I need to speak more
As you know, I am very VERY introverted. But that said - I was not one to keep my mouth shut in class at school, nor hold back from talking to someone who was alone at recess. That probably had to do with the fact that I had been at that particular school for most of my life, making it a place I was very 'comfortable' in. Now, that I'm not attached to a educational institution at the present, have realised that I need to just voice what I am thinking more to my family and friends, so when I want to act upon my ideas (i.e around the corner some time) it doesn't come out of nowhere and I am supported, rather then gawped at.
I have a habit of having long inner-dialogue discussions with myself. Blossoming ideas and thinking scenarios though. I have different parts of me tune in too, like my rational side, or my emotional side - trying to steer me in a certain directions. This is great for me most of the time, like when I am being independent and doing my own thing, however the reality is that I do not live by myself and live a totally self dependant life. Rather I live with my parents, who constantly ask me why I haven't got a job yet, and make the statement that 'it would be great if I had some money to splash around with' more than often. I am determined to not let the issue of money weigh me down, and rather plough forward with things that are totally free, like this blog and making Youtube videos for y'all, until work does eventuate. Which I know it will. But I have to work on voicing my ideas for the future with others because if I don't then I'm not building trust, but rather making the appearance that I am off in my own world (which is kinda true) and kinda voyaging ahead with no real purpose. Plus some of the ideas I have, might require money - on their account.

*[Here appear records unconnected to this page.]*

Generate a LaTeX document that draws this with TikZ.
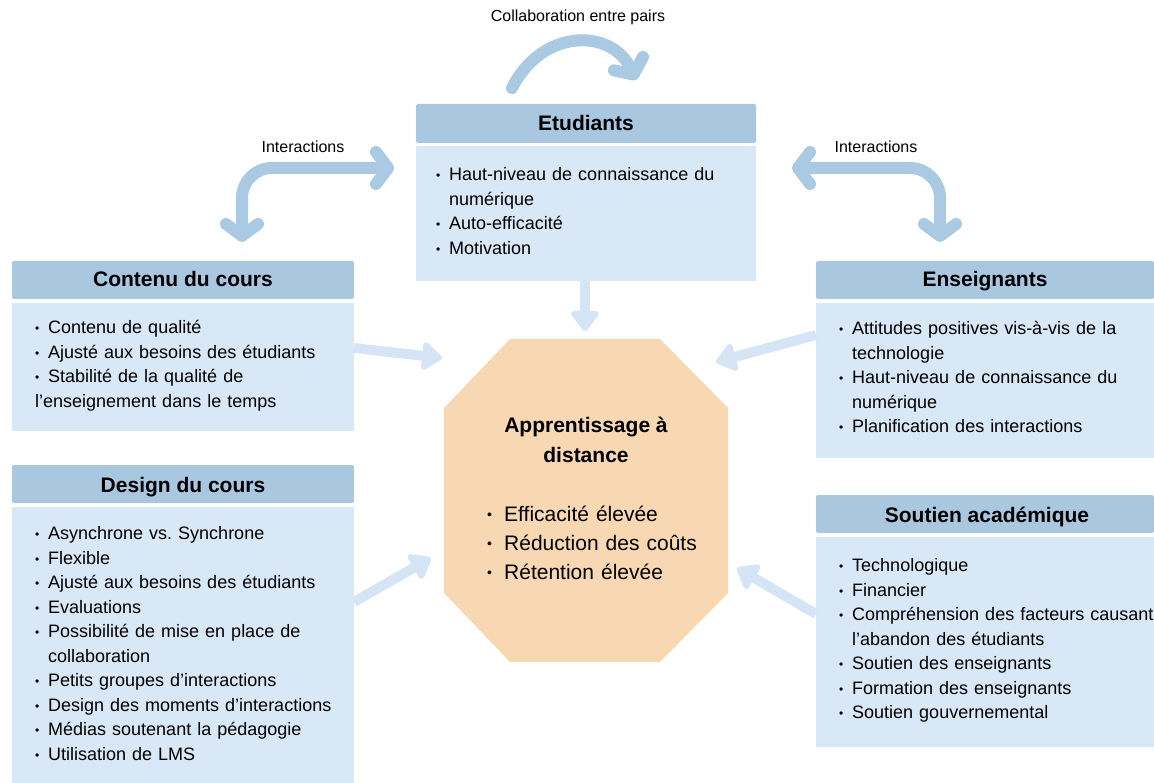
\documentclass[tikz,border=0pt]{standalone}
\usepackage{fontspec}
\setmainfont{Liberation Sans}
\usetikzlibrary{arrows.meta}
\definecolor{hdr}{HTML}{A9C8E0}
\definecolor{bdy}{HTML}{D9E8F6}
\definecolor{arl}{HTML}{D5E5F5}
\definecolor{ard}{HTML}{A9CAE2}
\definecolor{oct}{HTML}{F8D8B3}
\setlength\parskip{0pt}
\newcommand\bul{\makebox[13pt][l]{\rule{0pt}{18pt}\raisebox{1pt}{\fontsize{12}{12}\selectfont\textbullet}}}
\newcommand\itm[1]{\par\noindent\hangindent=13pt\hangafter=1\bul#1}
\newcommand\itmo[1]{\par\noindent\hangindent=17pt\hangafter=1\makebox[17pt][l]{\rule{0pt}{22pt}\raisebox{1.5pt}{\fontsize{14}{14}\selectfont\textbullet}}#1}
\begin{document}
\begin{tikzpicture}[x=1pt,y=-1pt,
  hdrbox/.style={fill=hdr, draw=none, rounded corners=2pt, inner sep=0pt, outer sep=0pt, anchor=north west},
  bdybox/.style={fill=bdy, draw=none, inner sep=0pt, outer sep=0pt, anchor=north west},
  hdrtext/.style={anchor=base, inner sep=0pt, font=\fontsize{21}{25}\selectfont\bfseries},
  bodytext/.style={anchor=north west, inner sep=0pt, text width=340pt, align=left, font=\fontsize{18}{24.5}\selectfont},
  lbl/.style={anchor=base, inner sep=0pt, font=\fontsize{16}{19}\selectfont},
  larrow/.style={draw=arl, line width=10pt, -{Triangle[length=22pt,width=32pt,round]}},
  darrow/.style={draw=ard, line width=12pt, line cap=round},
  barb/.tip={Straight Barb[length=12pt,width=32pt,round]}
]
\useasboundingbox (0,0) rectangle (1154,783);

% octagon
\fill[oct] (510,339) -- (660,339) -- (728,408) -- (728,593) -- (660,662) -- (510,662) -- (444,593) -- (444,408) -- cycle;
\node[anchor=north, inner sep=0pt, align=center, font=\fontsize{21}{30}\selectfont\bfseries] (octtitle) at (586,410) {\rule{0pt}{22pt}Apprentissage à\\distance};
\node[anchor=north west, inner sep=0pt, text width=260pt, align=left, font=\fontsize{21}{29}\selectfont] (octlist) at (487,492) {%
\itmo{Efficacité élevée}
\itmo{Réduction des coûts}
\itmo{Rétention élevée}};

% Etudiants
\node[hdrbox, minimum width=340pt, minimum height=39pt] (eh) at (416,104) {};
\node[bdybox, minimum width=340pt, minimum height=135pt] (eb) at (416,146) {};
\node[hdrtext] (eht) at (586,131) {Etudiants};
\node[bodytext] (ebt) at (436,156) {%
\itm{Haut-niveau de connaissance du\newline numérique}
\itm{Auto-efficacité}
\itm{Motivation}};

% Contenu du cours
\node[hdrbox, minimum width=342pt, minimum height=38pt] (ch) at (12,261) {};
\node[bdybox, minimum width=342pt, minimum height=128pt] (cb) at (12,303) {};
\node[hdrtext] (cht) at (183,287) {Contenu du cours};
\node[bodytext] (cbt) at (35,309) {%
\itm{Contenu de qualité}
\itm{Ajusté aux besoins des étudiants}
\itm{Stabilité de la qualité de\newline l’enseignement dans le temps}};

% Design du cours
\node[hdrbox, minimum width=342pt, minimum height=38pt] (dh) at (12,465) {};
\node[bdybox, minimum width=342pt, minimum height=276pt] (db) at (12,507) {};
\node[hdrtext] (dht) at (183,492) {Design du cours};
\node[bodytext] (dbt) at (35,515) {%
\itm{Asynchrone vs.\ Synchrone}
\itm{Flexible}
\itm{Ajusté aux besoins des étudiants}
\itm{Evaluations}
\itm{Possibilité de mise en place de\newline collaboration}
\itm{Petits groupes d’interactions}
\itm{Design des moments d’interactions}
\itm{Médias soutenant la pédagogie}
\itm{Utilisation de LMS}};

% Enseignants
\node[hdrbox, minimum width=338pt, minimum height=38pt] (nh) at (816,261) {};
\node[bdybox, minimum width=338pt, minimum height=155pt] (nb) at (816,303) {};
\node[hdrtext] (nht) at (985,287) {Enseignants};
\node[bodytext] (nbt) at (839,310) {%
\itm{Attitudes positives vis-à-vis de la\newline technologie}
\itm{Haut-niveau de connaissance du\newline numérique}
\itm{Planification des interactions}};

% Soutien academique
\node[hdrbox, minimum width=338pt, minimum height=38pt] (sh) at (816,495) {};
\node[bdybox, minimum width=338pt, minimum height=210pt] (sb) at (816,537) {};
\node[hdrtext] (sht) at (987,522) {Soutien académique};
\node[bodytext] (sbt) at (839,547) {%
\itm{Technologique}
\itm{Financier}
\itm{Compréhension des facteurs causant\newline l’abandon des étudiants}
\itm{Soutien des enseignants}
\itm{Formation des enseignants}
\itm{Soutien gouvernemental}};

% labels
\node[lbl] (lc) at (578,22) {Collaboration entre pairs};
\node[lbl] (li1) at (303,153) {Interactions};
\node[lbl] (li2) at (876,153) {Interactions};

% light arrows
\coordinate (a1s) at (354,348); \coordinate (a1e) at (442,358);
\coordinate (a2s) at (816,335); \coordinate (a2e) at (716,362);
\coordinate (a3s) at (354,602); \coordinate (a3e) at (431,558);
\coordinate (a4s) at (816,614); \coordinate (a4e) at (737,568);
\coordinate (a5s) at (585,281); \coordinate (a5e) at (585,331);
\draw[larrow] (a1s) -- (a1e);
\draw[larrow] (a2s) -- (a2e);
\draw[larrow] (a3s) -- (a3e);
\draw[larrow] (a4s) -- (a4e);
\draw[larrow] (a5s) -- (a5e);

% dark arrows
\coordinate (t1) at (512,88); \coordinate (t2) at (636,80);
\draw[darrow, -barb] (t1) .. controls (542,28) and (612,28) .. (t2);
\coordinate (i1s) at (242,242); \coordinate (i1e) at (394,168);
\draw[darrow, rounded corners=30pt, barb-barb] (i1s) |- (i1e);
\coordinate (i2s) at (792,168); \coordinate (i2e) at (940,242);
\draw[darrow, rounded corners=30pt, barb-barb] (i2s) -| (i2e);
\end{tikzpicture}
\end{document}
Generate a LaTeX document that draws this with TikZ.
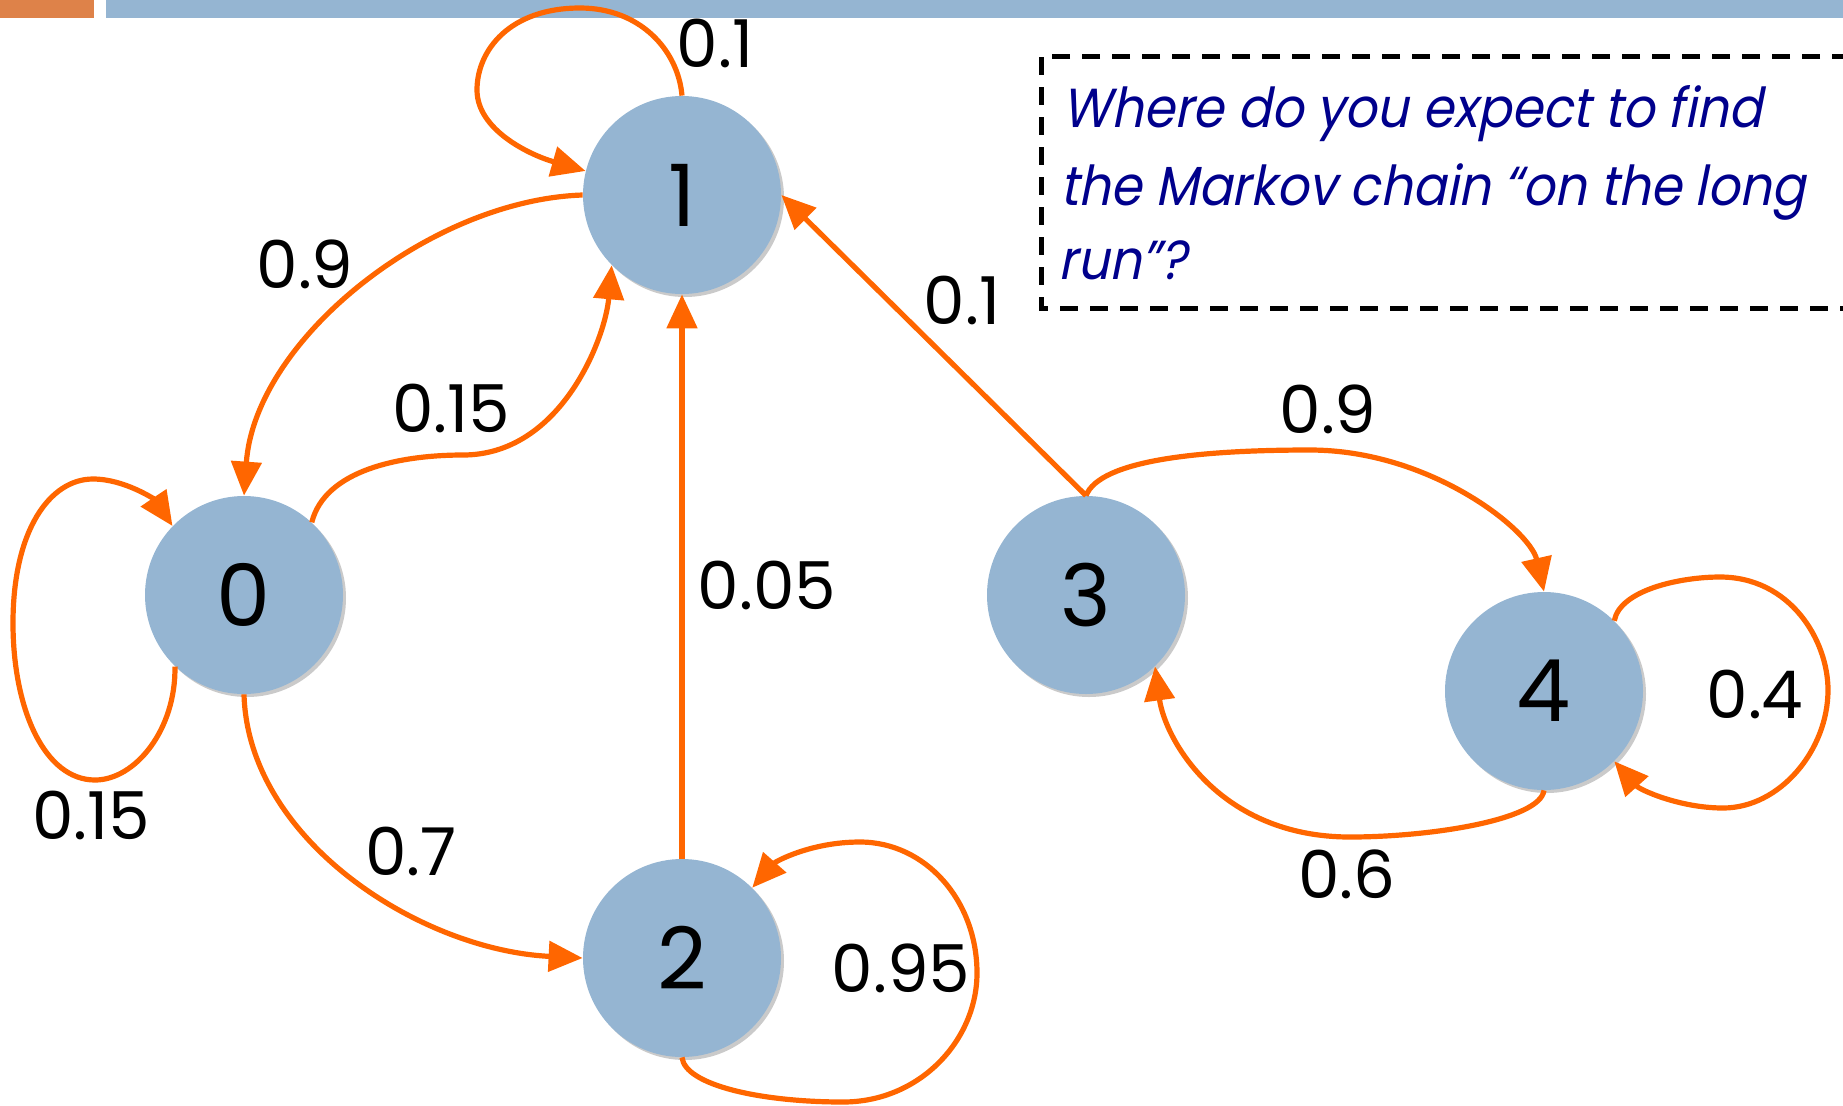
\documentclass[tikz,border=0pt]{standalone}
\usepackage{fontspec}
\setmainfont{Poppins}
\newfontfamily\boxfont[AutoFakeSlant=0.2,FakeStretch=0.91]{Poppins}
\usetikzlibrary{arrows.meta,shadows}
\definecolor{nodeblue}{RGB}{149,181,210}
\definecolor{barorange}{RGB}{222,130,73}
\definecolor{edgeorange}{RGB}{255,102,0}
\definecolor{textblue}{RGB}{0,0,140}
\tikzset{
  state/.style={circle,fill=nodeblue,minimum size=99pt,inner sep=0pt,
    font=\fontsize{43}{50}\selectfont,
    drop shadow={shadow xshift=1.5pt,shadow yshift=-1.5pt,opacity=0.35,fill=black!60}},
  edge/.style={draw=edgeorange,line width=2.6pt,-{Triangle[length=17pt,width=15pt]}},
  prob/.style={font=\fontsize{33}{40}\selectfont,inner sep=0pt},
  qline/.style={font=\boxfont\itshape\fontsize{27.5}{34}\selectfont,color=textblue,inner sep=0pt,anchor=base west},
  qbox/.style={black,line width=2.5pt,dash pattern=on 9pt off 6pt}
}
\begin{document}
\begin{tikzpicture}[x=0.5pt,y=-0.5pt]
\useasboundingbox (0,0) rectangle (1843,1105);
% top bars
\fill[barorange] (0,0) rectangle (94,18);
\fill[nodeblue] (106,0) rectangle (1843,18);
% dashed box
\begin{scope}
\clip (0,0) rectangle (1843,1105);
\draw[qbox] (1850,56) -- (1041,56) -- (1041,308) -- (1850,308);
\end{scope}
\node[qline] (q1) at (1062,127) {Where do you expect to find};
\node[qline] (q2) at (1060,205) {the Markov chain “on the long};
\node[qline] (q3) at (1058,279) {run”?};
% states
\node[state] (n0) at (244,595) {0};
\node[state] (n1) at (682,195) {1};
\node[state] (n2) at (682,958) {2};
\node[state] (n3) at (1086,595) {3};
\node[state] (n4) at (1544,691) {4};
% edges
\draw[edge] (n1.north) .. controls (678,50) and (640,8) .. (580,8)
  .. controls (510,8) and (477,50) .. (477,90)
  .. controls (477,130) and (530,155) .. (n1.166);
\draw[edge] (n1.west) .. controls (430,200) and (255,340) .. (n0.north);
\draw[edge] (n0.47) .. controls (325,470) and (400,455) .. (463,455)
  .. controls (560,455) and (605,340) .. (n1.225);
\draw[edge] (n0.226) .. controls (176,730) and (135,780) .. (95,780)
  .. controls (45,780) and (13,710) .. (13,623)
  .. controls (13,530) and (50,479) .. (93,479)
  .. controls (125,479) and (155,500) .. (n0.136);
\draw[edge] (n0.south) .. controls (248,840) and (420,950) .. (n2.west);
\draw[edge] (n2.north) -- (n1.south);
\draw[edge] (n2.south) .. controls (685,1085) and (760,1102) .. (843,1102)
  .. controls (920,1102) and (977,1040) .. (977,973)
  .. controls (977,900) and (925,842) .. (860,842)
  .. controls (810,842) and (775,862) .. (n2.45);
\draw[edge] (n3.north) -- (n1.east);
\draw[edge] (n3.north) .. controls (1100,460) and (1200,450) .. (1310,450)
  .. controls (1430,450) and (1530,530) .. (n4.north);
\draw[edge] (n4.south) .. controls (1540,820) and (1430,837) .. (1350,837)
  .. controls (1220,837) and (1165,740) .. (n3.-46);
\draw[edge] (n4.45) .. controls (1620,590) and (1680,577) .. (1720,577)
  .. controls (1790,577) and (1828,640) .. (1828,690)
  .. controls (1828,750) and (1780,808) .. (1723,808)
  .. controls (1680,808) and (1640,790) .. (n4.-45);
% labels
\node[prob] (l11) at (715,43) {0.1};
\node[prob] (l10) at (305,264) {0.9};
\node[prob] (l01) at (451,408) {0.15};
\node[prob] (l00) at (91,815) {0.15};
\node[prob] (l02) at (411,851) {0.7};
\node[prob] (l21) at (767,585) {0.05};
\node[prob] (l22) at (901,968) {0.95};
\node[prob] (l31) at (962,300) {0.1};
\node[prob] (l34) at (1328,409) {0.9};
\node[prob] (l43) at (1347,874) {0.6};
\node[prob] (l44) at (1755,694) {0.4};
\end{tikzpicture}
\end{document}
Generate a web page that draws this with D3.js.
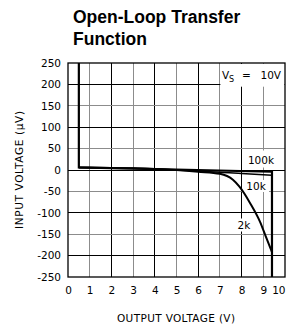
<!DOCTYPE html>
<html>
<head>
<meta charset="utf-8">
<script src="https://cdn.jsdelivr.net/npm/d3@7"></script>
<style>
  body { margin: 0; background: #fff; }
  svg { display: block; }
  text { font-family: "DejaVu Sans", sans-serif; }
</style>
</head>
<body>
<div id="chart"></div>
<script>
// tick labels
var xTicks = [0, 1, 2, 3, 4, 5, 6, 7, 8, 9, 10];
var yTicks = [250, 200, 150, 100, 50, 0, -50, -100, -150, -200, -250];

// curves (output V, input uV)
var load100kX = [0.5, 0.5, 9.4, 9.4];
var load100kY = [250, 6, -4, -250];
var load10kX = [0.5, 3, 5, 6, 7, 8, 9.4];
var load10kY = [6, 4, 0, -3, -5, -8, -12];
var load2kX = [0.5, 3, 5, 6, 7, 7.6, 7.9, 8.4, 8.85, 9.15, 9.4];
var load2kY = [6, 4, 0, -4, -9, -23, -39, -78, -121, -160, -192];

function pts(xs, ys) {
  return xs.map(function(v, i){ return [v, ys[i]]; });
}

var W = 289, H = 324;
var svg = d3.select("#chart").append("svg")
    .attr("width", W)
    .attr("height", H);

// title
var title = svg.append("text")
    .attr("x", 73)
    .attr("y", 23)
    .style("font-family", "'Liberation Sans', Arial, sans-serif")
    .style("font-weight", "bold")
    .style("font-size", "17.5px");
title.append("tspan").attr("x", 73).attr("y", 23).text("Open-Loop Transfer");
title.append("tspan").attr("x", 73).attr("y", 45).text("Function");

var x = d3.scaleLinear().domain([0, 10]).range([68, 285]);
var y = d3.scaleLinear().domain([-250, 250]).range([277, 63]);

// grid
var grid = svg.append("g").attr("shape-rendering", "crispEdges");
xTicks.slice(1, -1).forEach(function(t){
  grid.append("line")
    .attr("x1", x(t)).attr("x2", x(t))
    .attr("y1", y(250)).attr("y2", y(-250))
    .attr("stroke", t % 2 === 0 ? "#000" : "#8c8c8c")
    .attr("stroke-width", 1);
});
yTicks.slice(1, -1).forEach(function(t){
  grid.append("line")
    .attr("x1", x(0)).attr("x2", x(10))
    .attr("y1", y(t)).attr("y2", y(t))
    .attr("stroke", t % 100 === 0 ? "#000" : "#8c8c8c")
    .attr("stroke-width", 1);
});

// Vs box covers the grid in the top right
svg.append("rect")
    .attr("x", x(7) + 0.5).attr("y", y(250) + 1)
    .attr("width", x(10) - x(7) - 1)
    .attr("height", y(197) - y(250))
    .attr("fill", "#fff");

// white patches behind the curve labels
function patch(cx, cy, w, h) {
  svg.append("rect")
    .attr("x", cx - w / 2).attr("y", cy - h / 2)
    .attr("width", w).attr("height", h)
    .attr("fill", "#fff");
}
patch(261, 159, 32, 17);
patch(256, 186, 26, 12);
patch(244, 225, 16, 13);

// frame
svg.append("rect")
    .attr("x", x(0)).attr("y", y(250))
    .attr("width", x(10) - x(0))
    .attr("height", y(-250) - y(250))
    .attr("fill", "none")
    .attr("stroke", "#000")
    .attr("stroke-width", 1.3);

// axes, labels only
var yAxis = svg.append("g")
    .attr("transform", "translate(" + x(0) + ",0)")
    .call(d3.axisLeft(y).tickValues(yTicks).tickSize(0).tickPadding(7)
      .tickFormat(function(d){ return d < 0 ? "-" + Math.abs(d) : d; }));
yAxis.select(".domain").remove();
yAxis.selectAll("text")
    .style("font-size", "10.5px")
    .style("font-family", "'DejaVu Sans', sans-serif")
    .attr("fill", "#000");

var xAxis = svg.append("g")
    .attr("transform", "translate(0," + y(-250) + ")")
    .call(d3.axisBottom(x).tickValues(xTicks).tickSize(0).tickPadding(10));
xAxis.select(".domain").remove();
xAxis.selectAll("text")
    .style("font-size", "10.5px")
    .style("font-family", "'DejaVu Sans', sans-serif")
    .attr("fill", "#000");
xAxis.selectAll(".tick").filter(function(d){ return d === 10; })
    .select("text").attr("text-anchor", "end");

// axis titles
svg.append("text")
    .attr("x", 176).attr("y", 322)
    .attr("text-anchor", "middle")
    .attr("textLength", 118)
    .style("font-size", "10.5px")
    .text("OUTPUT VOLTAGE (V)");

svg.append("text")
    .attr("transform", "translate(23,170) rotate(-90)")
    .attr("text-anchor", "middle")
    .attr("textLength", 118)
    .style("font-size", "10.5px")
    .text("INPUT VOLTAGE (\u03bcV)");

// curves
var line = d3.line().x(function(d){ return x(d[0]); }).y(function(d){ return y(d[1]); });
var smooth = d3.line().curve(d3.curveMonotoneX)
    .x(function(d){ return x(d[0]); }).y(function(d){ return y(d[1]); });

svg.append("path")
    .attr("d", smooth(pts(load10kX, load10kY)))
    .attr("fill", "none").attr("stroke", "#000").attr("stroke-width", 1.5);
svg.append("path")
    .attr("d", smooth(pts(load2kX, load2kY)))
    .attr("fill", "none").attr("stroke", "#000").attr("stroke-width", 2);
svg.append("path")
    .attr("d", line(pts(load100kX, load100kY)))
    .attr("fill", "none").attr("stroke", "#000").attr("stroke-width", 2.2);

// labels
function label(tx, ty, s) {
  svg.append("text")
    .attr("x", tx).attr("y", ty)
    .attr("text-anchor", "middle")
    .style("font-size", "10.5px")
    .text(s);
}
label(261, 164, "100k");
label(256, 190, "10k");
label(244, 229, "2k");

// V_S = 10V
svg.append("text").attr("x", 222).attr("y", 79)
    .style("font-size", "10.5px").text("V");
svg.append("text").attr("x", 229).attr("y", 82)
    .style("font-size", "8px").text("S");
svg.append("text").attr("x", 242).attr("y", 79)
    .style("font-size", "10.5px").text("=");
svg.append("text").attr("x", 281).attr("y", 79)
    .attr("text-anchor", "end")
    .style("font-size", "10.5px").text("10V");
</script>
</body>
</html>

When I visited various councillors during middle school, it never turned out too well for one key reason. I hated talking. I am not someone who generally enjoys talking about themselves, unless I feel the need to get something off my chest (which is rare) - I'm otherwise pretty fine just thinking things through in my mind and brainstorming big ideas. I could never seem to speak coherently and was just ridiculously frustrated at the one hour session that made me utterly aware of how un-articulate I was. I could never seem to speak the truth either, or elaborate on anything, which is the entire point I guess. The question 'and how did * insert event * make you feel', sound familiar? Yeah, you might get a sentence out of me if you are lucky with that one.
So with this history of 'keeping things to myself', I know that this will be a somewhat hard habit to kick. But who knows, I am also socialising more then ever and this morning attended my first Barre class, so things are changing.